Jimly mengatakan, budaya feodal tidak berpengaruh terhadap institusi politik di AS yang telah mapan. Sedangkan Indonesia justru sebaliknya, budaya feodal dengan institusi politik yang masih lemah, sehingga sangat tergantung dengan figur. Maka, perlu perbaikan kualitas institusi politik. Apalagi, konflik kepentingan dalam institusi politik menjadi sumber suburnya tindakan penyalahgunaan kekuasaan atau korupsi.

Jimly juga memberikan saran kepada Prabowo Subianto, yang dianggap melanggengkan dinasti politik Presiden Joko Widodo (Jokowi) usai memilih Gibran Rakabuming Raka sebagai cawapres pendampingnya. Ia berharap, Prabowo tidak hanya berpikir untuk menikmati kekuasaan, tetapi juga peduli dan berbagi dengan rakyat.

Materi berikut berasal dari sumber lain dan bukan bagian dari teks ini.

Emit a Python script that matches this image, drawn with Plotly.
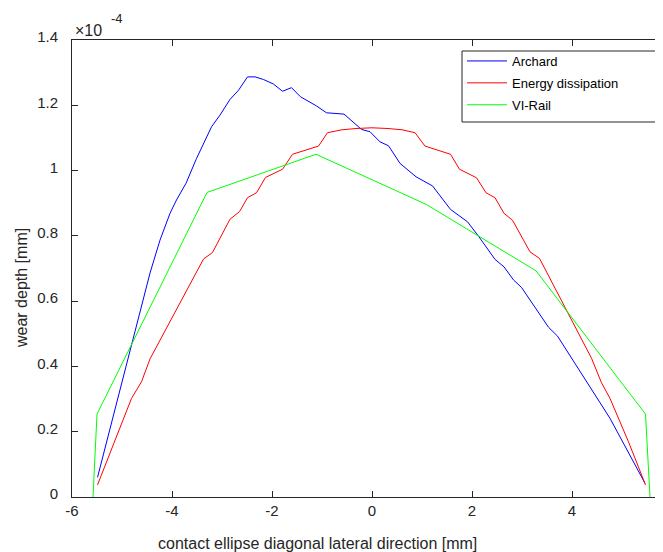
import plotly.graph_objects as go

# ---- data (wear depth in units of 1e-4 mm) ----
archard_x = [-5.49, -4.44, -4.24, -4.04, -3.91, -3.72, -3.51, -3.21, -3.04, -2.84,
             -2.67, -2.49, -2.34, -2.17, -1.97, -1.79, -1.61, -1.43, -1.11, -0.91,
             -0.56, -0.21, -0.04, 0.16, 0.33, 0.56, 0.88, 1.21, 1.57, 1.91,
             2.13, 2.46, 2.64, 2.83, 2.99, 3.53, 3.71, 4.76, 5.46]
archard_y = [0.060, 0.686, 0.787, 0.869, 0.910, 0.961, 1.037, 1.134, 1.170, 1.218,
             1.246, 1.287, 1.287, 1.279, 1.265, 1.243, 1.254, 1.226, 1.198, 1.177,
             1.173, 1.126, 1.119, 1.088, 1.076, 1.022, 0.981, 0.953, 0.881, 0.843,
             0.799, 0.728, 0.705, 0.665, 0.642, 0.520, 0.493, 0.241, 0.042]

energy_x = [-5.49, -4.81, -4.61, -4.44, -3.37, -3.19, -2.84, -2.65, -2.49, -2.31,
            -2.13, -1.79, -1.59, -1.07, -0.89, -0.60, -0.30, 0.00, 0.30, 0.60,
            0.86, 1.06, 1.57, 1.75, 2.09, 2.28, 2.46, 2.64, 2.81, 3.16,
            3.35, 4.39, 4.59, 4.76, 5.13, 5.47]
energy_y = [0.037, 0.302, 0.353, 0.423, 0.729, 0.749, 0.851, 0.874, 0.917, 0.932,
            0.979, 1.004, 1.050, 1.075, 1.116, 1.125, 1.129, 1.131, 1.129, 1.125,
            1.116, 1.075, 1.050, 1.004, 0.978, 0.932, 0.917, 0.869, 0.848, 0.751,
            0.731, 0.425, 0.350, 0.302, 0.169, 0.037]

virail_x = [-5.58, -5.50, -3.30, -1.12, 1.09, 3.28, 5.47, 5.56]
virail_y = [0.000, 0.254, 0.933, 1.050, 0.896, 0.693, 0.254, 0.000]

x_ticks = [-6, -4, -2, 0, 2, 4, 6]
x_ticklabels = ["-6", "-4", "-2", "0", "2", "4", "6"]
y_ticks = [0, 0.2, 0.4, 0.6, 0.8, 1.0, 1.2, 1.4]
y_ticklabels = ["0", "0.2", "0.4", "0.6", "0.8", "1", "1.2", "1.4"]

FONT = "Liberation Sans, Arial, Helvetica, sans-serif"
INK = "#262626"

fig = go.Figure()
fig.add_trace(go.Scatter(x=archard_x, y=archard_y, mode="lines", name="Archard",
                         line=dict(color="#0000FF", width=1), legendgroup="a"))
fig.add_trace(go.Scatter(x=energy_x, y=energy_y, mode="lines", name="Energy dissipation",
                         line=dict(color="#FF0000", width=1), legendgroup="b"))
fig.add_trace(go.Scatter(x=virail_x, y=virail_y, mode="lines", name="VI-Rail",
                         line=dict(color="#00FF00", width=1), legendgroup="c"))

# page body has an 8px margin; positions below are window pixels minus that offset
OFF = 8
W, H = 663 - OFF, 552 - OFF
L = 72 - OFF
T = 40 - OFF
B = H - (497 - OFF)
pw = W - L
ph = H - T - B


def px_x(x):
    return (x - OFF - L) / pw


def px_y(y):
    return (H - B - (y - OFF)) / ph


fig.update_layout(
    width=W, height=H,
    margin=dict(l=L, r=0, t=T, b=B, pad=0),
    paper_bgcolor="white", plot_bgcolor="white",
    font=dict(family=FONT, size=15, color=INK),
    showlegend=True,
    legend=dict(x=px_x(462), y=px_y(46), xanchor="left", yanchor="top",
                bgcolor="rgba(0,0,0,0)", borderwidth=0,
                font=dict(family=FONT, size=13, color="black"),
                tracegroupgap=2, itemwidth=40),
    xaxis=dict(range=[-6, -6 + pw / 50.0], tickmode="array", tickvals=x_ticks, ticktext=x_ticklabels,
               ticks="inside", ticklen=6, tickcolor=INK, showline=True, linecolor=INK, linewidth=1,
               mirror="ticks", showgrid=False, zeroline=False, ticklabelstandoff=0,
               tickfont=dict(size=15, color=INK)),
    yaxis=dict(range=[0, 1.4], tickmode="array", tickvals=y_ticks, ticktext=y_ticklabels,
               ticks="inside", ticklen=6, tickcolor=INK, showline=True, linecolor=INK, linewidth=1,
               mirror=False, showgrid=False, zeroline=False, ticklabelstandoff=10,
               ticklabelshift=-3, tickfont=dict(size=15, color=INK)),
)

# legend box
fig.add_shape(type="rect", xref="paper", yref="paper",
              x0=px_x(462), x1=px_x(659), y0=px_y(122), y1=px_y(51),
              line=dict(color=INK, width=1), fillcolor="rgba(0,0,0,0)")

# axis titles and exponent label
fig.add_annotation(text="contact ellipse diagonal lateral direction [mm]", xref="paper", yref="paper",
                   x=px_x(317), y=px_y(543), xanchor="center", yanchor="middle",
                   showarrow=False, font=dict(family=FONT, size=16, color=INK))
fig.add_annotation(text="wear depth [mm]", xref="paper", yref="paper", textangle=-90,
                   x=px_x(21), y=px_y(288), xanchor="center", yanchor="middle",
                   showarrow=False, font=dict(family=FONT, size=16, color=INK))
fig.add_annotation(text="×10", xref="paper", yref="paper",
                   x=px_x(73), y=px_y(30), xanchor="left", yanchor="middle",
                   showarrow=False, font=dict(family=FONT, size=16, color=INK))
fig.add_annotation(text="-4", xref="paper", yref="paper",
                   x=px_x(109), y=px_y(18), xanchor="left", yanchor="middle",
                   showarrow=False, font=dict(family=FONT, size=13, color=INK))

fig.write_html("out.html", config={"displayModeBar": False})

“Jadi tantangan bagi kita memberi dukungan pada capres sambil kita memberi masukan. Mudah-mudahan beliau-beliau ini ketika menjadi presiden, ini memikirkan kepentingan penataan kembali jangka panjang. Bukan saling berebutan untuk menikmati, bukan berebutan sharing dengan tangan di atas. Mudah-mudahan tokoh seperti Pak Prabowo ini bukan untuk menikmati tapi, caring dan sharing,” ujar Jimly.

Sebelumnya, Prabowo Subianto menganggap dinasti politik keluarga Jokowi sebagai sesuatu yang wajar. Praktik dinasti politik terjadi di seluruh parpol.

“Kalau kita jujur, Anda lihat di semua partai, termasuk PDI P, ada dinasti politik. Dan, itu tidak negatif,” ujar Prabowo dalam konferensi pers usai menerima dukungan dari PSI, yang dipimpin Kaesang Pangarep, adik Gibran pada Selasa (24/10/2023).